*** Record excerpts ***

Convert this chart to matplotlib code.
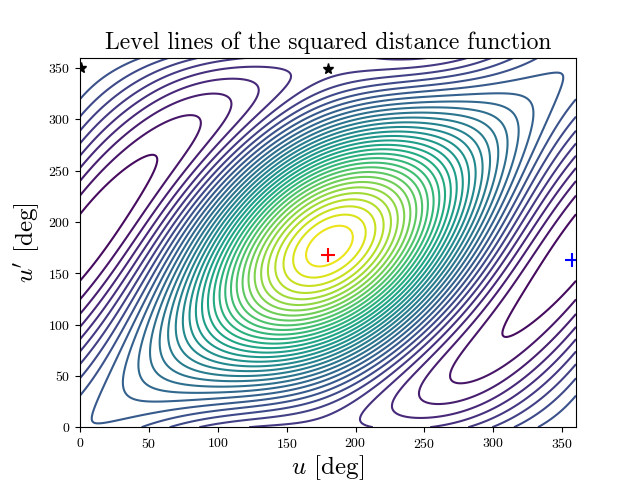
import numpy as np
import matplotlib
matplotlib.use("Agg")
import matplotlib.pyplot as plt

plt.rcParams['font.family'] = 'serif'
plt.rcParams['font.serif'] = ['cmr10']
plt.rcParams['mathtext.fontset'] = 'cm'
plt.rcParams['axes.formatter.use_mathtext'] = True

# orbit parameters (model of the two orbits)
a1, e1 = 1.5, 0.45
a2, e2 = 1.0, 0.1
omega2_deg = 185.0
incl_deg = 30.0
n_levels = 40

# marked points
min_u = [1, 180]
min_up = [350, 349]
max_u = [180]
max_up = [168]
saddle_u = [357]
saddle_up = [163]

u = np.radians(np.linspace(0, 360, 400))
up = np.radians(np.linspace(0, 360, 400))
U, UP = np.meshgrid(u, up)
x1 = a1 * (np.cos(U) - e1); y1 = a1 * np.sqrt(1 - e1**2) * np.sin(U)
xp = a2 * (np.cos(UP) - e2); yp = a2 * np.sqrt(1 - e2**2) * np.sin(UP)
w = np.radians(omega2_deg); inc = np.radians(incl_deg)
x2 = xp * np.cos(w) - yp * np.sin(w) * np.cos(inc)
y2 = xp * np.sin(w) + yp * np.cos(w) * np.cos(inc)
z2 = yp * np.sin(inc)
D2 = (x1 - x2)**2 + (y1 - y2)**2 + z2**2

fig, ax = plt.subplots(figsize=(6.4, 4.8), dpi=100)
fig.subplots_adjust(bottom=0.11)
ax.contour(np.degrees(U), np.degrees(UP), D2, levels=n_levels, cmap='viridis', linewidths=1.5)
ax.plot(min_u, min_up, '*', color='black', ms=8)
ax.plot(max_u, max_up, '+', color='red', ms=10, mew=1.5)
ax.plot(saddle_u, saddle_up, '+', color='blue', ms=10, mew=1.5)
ax.set_xlim(0, 360); ax.set_ylim(0, 360)
ax.set_title('Level lines of the squared distance function', fontsize=17)
ax.set_xlabel(r'$u$ [deg]', fontsize=18, labelpad=2)
ax.set_ylabel(r"$u'$ [deg]", fontsize=18)
fig.savefig('out.png')
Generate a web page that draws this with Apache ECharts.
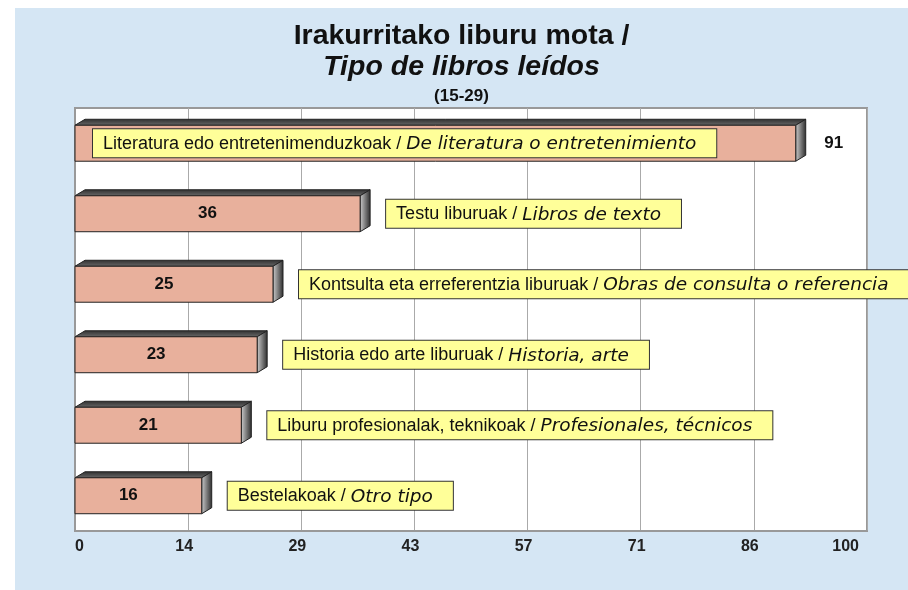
<!DOCTYPE html>
<html>
<head>
<meta charset="utf-8">
<script src="https://cdn.jsdelivr.net/npm/echarts@6/dist/echarts.min.js"></script>
<style>
  html, body { margin: 0; padding: 0; background: #fff; }
  #chart { position: absolute; left: 15px; top: 8px; width: 893px; height: 582px; background: #d5e6f4; }
</style>
</head>
<body>
<div id="chart"></div>
<script>
// values (percent, 15-29 age group)
const basqueNames = [
  "Literatura edo entretenimenduzkoak",
  "Testu liburuak",
  "Kontsulta eta erreferentzia liburuak",
  "Historia edo arte liburuak",
  "Liburu profesionalak, teknikoak",
  "Bestelakoak"
];
const spanishNames = [
  "De literatura o entretenimiento",
  "Libros de texto",
  "Obras de consulta o referencia",
  "Historia, arte",
  "Profesionales, técnicos",
  "Otro tipo"
];
const values = [91, 36, 25, 23, 21, 16];
const axisMax = 100;
const axisStep = 100 / 7; // ticks shown as 0,14,29,43,57,71,86,100

const chart = echarts.init(document.getElementById("chart"));

function renderBar(params, api) {
  const i = params.dataIndex;
  const val = api.value(0);
  const start = api.coord([0, i]);
  const end = api.coord([val, i]);
  const h = api.size([0, 1])[1] * 0.51;
  const x0 = start[0];
  const x1 = end[0];
  const yT = end[1] - h / 2;
  const dx = 10;
  const dy = 6;
  const long = val > 50;

  const valueX = long ? x1 + dx + 28 : (x0 + x1) / 2 - 10;
  const boxX = long ? x0 + 18 : x1 + dx + 16;

  return {
    type: "group",
    children: [
      {
        type: "polygon",
        shape: { points: [[x0, yT], [x1, yT], [x1 + dx, yT - dy], [x0 + dx, yT - dy]] },
        style: {
          fill: new echarts.graphic.LinearGradient(0, 0, 0, 1, [
            { offset: 0, color: "#2e2e2e" },
            { offset: 1, color: "#6a6a6a" }
          ]),
          stroke: "#222",
          lineWidth: 1
        }
      },
      {
        type: "polygon",
        shape: { points: [[x1, yT], [x1 + dx, yT - dy], [x1 + dx, yT + h - dy], [x1, yT + h]] },
        style: {
          fill: new echarts.graphic.LinearGradient(0, 0, 1, 0, [
            { offset: 0, color: "#d0d0d0" },
            { offset: 1, color: "#2a2a2a" }
          ]),
          stroke: "#222",
          lineWidth: 1
        }
      },
      {
        type: "rect",
        shape: { x: x0, y: yT, width: x1 - x0, height: h },
        style: { fill: "#e8b09c", stroke: "#222", lineWidth: 1 }
      },
      {
        type: "text",
        style: {
          text: String(val),
          x: valueX,
          y: end[1],
          align: "center",
          verticalAlign: "middle",
          fontFamily: "Liberation Sans",
          fontWeight: "bold",
          fontSize: 17,
          fill: "#111"
        }
      },
      {
        type: "text",
        style: {
          text: "{n|" + basqueNames[i] + " / }{i|" + spanishNames[i] + "}",
          x: boxX,
          y: end[1],
          align: "left",
          verticalAlign: "middle",
          backgroundColor: "#ffff99",
          borderColor: "#333",
          borderWidth: 1,
          padding: [5, 20, 5, 10],
          rich: {
            n: { fontFamily: "Liberation Sans", fontSize: 18, fill: "#111", lineHeight: 18, padding: [1, 0, 0, 0] },
            i: { fontFamily: "DejaVu Sans", fontStyle: "italic", fontSize: 18.5, fill: "#111", lineHeight: 18, padding: [2, 0, 0, 0] }
          }
        }
      }
    ]
  };
}

chart.setOption({
  animation: false,
  title: [
    {
      text: "{a|Irakurritako liburu mota /}\n{b|Tipo de libros leídos}",
      left: "center",
      top: 8,
      textStyle: {
        rich: {
          a: { fontFamily: "Liberation Sans", fontWeight: "bold", fontSize: 28.5, color: "#111", lineHeight: 31 },
          b: { fontFamily: "Liberation Sans", fontWeight: "bold", fontStyle: "italic", fontSize: 28.5, color: "#111", lineHeight: 31 }
        }
      }
    },
    {
      text: "(15-29)",
      left: "center",
      top: 75,
      textStyle: { fontFamily: "Liberation Sans", fontWeight: "bold", fontSize: 17, color: "#111" }
    }
  ],
  grid: {
    left: 60, right: 41, top: 100, bottom: 59,
    show: true, backgroundColor: "#fff", borderColor: "#999", borderWidth: 2
  },
  xAxis: {
    type: "value",
    min: 0,
    max: axisMax,
    interval: axisStep,
    axisLine: { show: true, lineStyle: { color: "#999", width: 2 } },
    axisTick: { show: false },
    splitLine: { show: true, lineStyle: { color: "#aaa", width: 1 } },
    axisLabel: {
      formatter: (v) => String(Math.round(v)),
      fontFamily: "Liberation Sans",
      fontWeight: "bold",
      fontSize: 16,
      color: "#222",
      margin: 8,
      padding: [0, 8, 0, 0],
      alignMinLabel: "left",
      alignMaxLabel: "right"
    }
  },
  yAxis: {
    type: "category",
    inverse: true,
    data: basqueNames,
    axisLine: { show: true, lineStyle: { color: "#999", width: 2 } },
    axisTick: { show: false },
    axisLabel: { show: false },
    splitLine: { show: false }
  },
  series: [
    {
      type: "custom",
      renderItem: renderBar,
      encode: { x: 0, y: 1 },
      data: values.map((v, i) => [v, i])
    }
  ]
});
</script>
</body>
</html>
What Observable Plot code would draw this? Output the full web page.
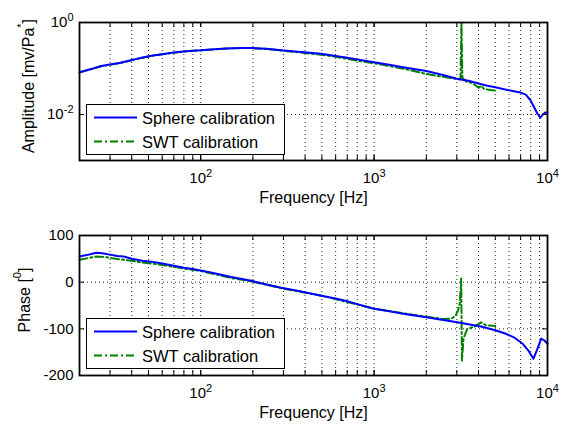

***

Every line above should be repeated exactly; pictures stay out of the copy.

● Answer
Convert this chart to matplotlib code.
import numpy as np
import matplotlib
matplotlib.use("Agg")
import matplotlib.pyplot as plt

plt.rcParams['font.family'] = 'serif'
plt.rcParams['font.serif'] = ['cmr10']
plt.rcParams['mathtext.fontset'] = 'cm'
plt.rcParams['axes.formatter.use_mathtext'] = True

# orbit parameters (model of the two orbits)
a1, e1 = 1.5, 0.45
a2, e2 = 1.0, 0.1
omega2_deg = 185.0
incl_deg = 30.0
n_levels = 40

# marked points
min_u = [1, 180]
min_up = [350, 349]
max_u = [180]
max_up = [168]
saddle_u = [357]
saddle_up = [163]

u = np.radians(np.linspace(0, 360, 400))
up = np.radians(np.linspace(0, 360, 400))
U, UP = np.meshgrid(u, up)
x1 = a1 * (np.cos(U) - e1); y1 = a1 * np.sqrt(1 - e1**2) * np.sin(U)
xp = a2 * (np.cos(UP) - e2); yp = a2 * np.sqrt(1 - e2**2) * np.sin(UP)
w = np.radians(omega2_deg); inc = np.radians(incl_deg)
x2 = xp * np.cos(w) - yp * np.sin(w) * np.cos(inc)
y2 = xp * np.sin(w) + yp * np.cos(w) * np.cos(inc)
z2 = yp * np.sin(inc)
D2 = (x1 - x2)**2 + (y1 - y2)**2 + z2**2

fig, ax = plt.subplots(figsize=(6.4, 4.8), dpi=100)
fig.subplots_adjust(bottom=0.11)
ax.contour(np.degrees(U), np.degrees(UP), D2, levels=n_levels, cmap='viridis', linewidths=1.5)
ax.plot(min_u, min_up, '*', color='black', ms=8)
ax.plot(max_u, max_up, '+', color='red', ms=10, mew=1.5)
ax.plot(saddle_u, saddle_up, '+', color='blue', ms=10, mew=1.5)
ax.set_xlim(0, 360); ax.set_ylim(0, 360)
ax.set_title('Level lines of the squared distance function', fontsize=17)
ax.set_xlabel(r'$u$ [deg]', fontsize=18, labelpad=2)
ax.set_ylabel(r"$u'$ [deg]", fontsize=18)
fig.savefig('out.png')
Generate a web page that draws this with Apache ECharts.
<!DOCTYPE html>
<html>
<head>
<meta charset="utf-8">
<script src="https://cdn.jsdelivr.net/npm/echarts@6/dist/echarts.min.js"></script>
<style>
  html, body { margin: 0; padding: 0; background: #fff; }
  #chart { position: absolute; left: 15px; top: 8px; width: 893px; height: 582px; background: #d5e6f4; }
</style>
</head>
<body>
<div id="chart"></div>
<script>
// values (percent, 15-29 age group)
const basqueNames = [
  "Literatura edo entretenimenduzkoak",
  "Testu liburuak",
  "Kontsulta eta erreferentzia liburuak",
  "Historia edo arte liburuak",
  "Liburu profesionalak, teknikoak",
  "Bestelakoak"
];
const spanishNames = [
  "De literatura o entretenimiento",
  "Libros de texto",
  "Obras de consulta o referencia",
  "Historia, arte",
  "Profesionales, técnicos",
  "Otro tipo"
];
const values = [91, 36, 25, 23, 21, 16];
const axisMax = 100;
const axisStep = 100 / 7; // ticks shown as 0,14,29,43,57,71,86,100

const chart = echarts.init(document.getElementById("chart"));

function renderBar(params, api) {
  const i = params.dataIndex;
  const val = api.value(0);
  const start = api.coord([0, i]);
  const end = api.coord([val, i]);
  const h = api.size([0, 1])[1] * 0.51;
  const x0 = start[0];
  const x1 = end[0];
  const yT = end[1] - h / 2;
  const dx = 10;
  const dy = 6;
  const long = val > 50;

  const valueX = long ? x1 + dx + 28 : (x0 + x1) / 2 - 10;
  const boxX = long ? x0 + 18 : x1 + dx + 16;

  return {
    type: "group",
    children: [
      {
        type: "polygon",
        shape: { points: [[x0, yT], [x1, yT], [x1 + dx, yT - dy], [x0 + dx, yT - dy]] },
        style: {
          fill: new echarts.graphic.LinearGradient(0, 0, 0, 1, [
            { offset: 0, color: "#2e2e2e" },
            { offset: 1, color: "#6a6a6a" }
          ]),
          stroke: "#222",
          lineWidth: 1
        }
      },
      {
        type: "polygon",
        shape: { points: [[x1, yT], [x1 + dx, yT - dy], [x1 + dx, yT + h - dy], [x1, yT + h]] },
        style: {
          fill: new echarts.graphic.LinearGradient(0, 0, 1, 0, [
            { offset: 0, color: "#d0d0d0" },
            { offset: 1, color: "#2a2a2a" }
          ]),
          stroke: "#222",
          lineWidth: 1
        }
      },
      {
        type: "rect",
        shape: { x: x0, y: yT, width: x1 - x0, height: h },
        style: { fill: "#e8b09c", stroke: "#222", lineWidth: 1 }
      },
      {
        type: "text",
        style: {
          text: String(val),
          x: valueX,
          y: end[1],
          align: "center",
          verticalAlign: "middle",
          fontFamily: "Liberation Sans",
          fontWeight: "bold",
          fontSize: 17,
          fill: "#111"
        }
      },
      {
        type: "text",
        style: {
          text: "{n|" + basqueNames[i] + " / }{i|" + spanishNames[i] + "}",
          x: boxX,
          y: end[1],
          align: "left",
          verticalAlign: "middle",
          backgroundColor: "#ffff99",
          borderColor: "#333",
          borderWidth: 1,
          padding: [5, 20, 5, 10],
          rich: {
            n: { fontFamily: "Liberation Sans", fontSize: 18, fill: "#111", lineHeight: 18, padding: [1, 0, 0, 0] },
            i: { fontFamily: "DejaVu Sans", fontStyle: "italic", fontSize: 18.5, fill: "#111", lineHeight: 18, padding: [2, 0, 0, 0] }
          }
        }
      }
    ]
  };
}

chart.setOption({
  animation: false,
  title: [
    {
      text: "{a|Irakurritako liburu mota /}\n{b|Tipo de libros leídos}",
      left: "center",
      top: 8,
      textStyle: {
        rich: {
          a: { fontFamily: "Liberation Sans", fontWeight: "bold", fontSize: 28.5, color: "#111", lineHeight: 31 },
          b: { fontFamily: "Liberation Sans", fontWeight: "bold", fontStyle: "italic", fontSize: 28.5, color: "#111", lineHeight: 31 }
        }
      }
    },
    {
      text: "(15-29)",
      left: "center",
      top: 75,
      textStyle: { fontFamily: "Liberation Sans", fontWeight: "bold", fontSize: 17, color: "#111" }
    }
  ],
  grid: {
    left: 60, right: 41, top: 100, bottom: 59,
    show: true, backgroundColor: "#fff", borderColor: "#999", borderWidth: 2
  },
  xAxis: {
    type: "value",
    min: 0,
    max: axisMax,
    interval: axisStep,
    axisLine: { show: true, lineStyle: { color: "#999", width: 2 } },
    axisTick: { show: false },
    splitLine: { show: true, lineStyle: { color: "#aaa", width: 1 } },
    axisLabel: {
      formatter: (v) => String(Math.round(v)),
      fontFamily: "Liberation Sans",
      fontWeight: "bold",
      fontSize: 16,
      color: "#222",
      margin: 8,
      padding: [0, 8, 0, 0],
      alignMinLabel: "left",
      alignMaxLabel: "right"
    }
  },
  yAxis: {
    type: "category",
    inverse: true,
    data: basqueNames,
    axisLine: { show: true, lineStyle: { color: "#999", width: 2 } },
    axisTick: { show: false },
    axisLabel: { show: false },
    splitLine: { show: false }
  },
  series: [
    {
      type: "custom",
      renderItem: renderBar,
      encode: { x: 0, y: 1 },
      data: values.map((v, i) => [v, i])
    }
  ]
});
</script>
</body>
</html>
What Observable Plot code would draw this? Output the full web page.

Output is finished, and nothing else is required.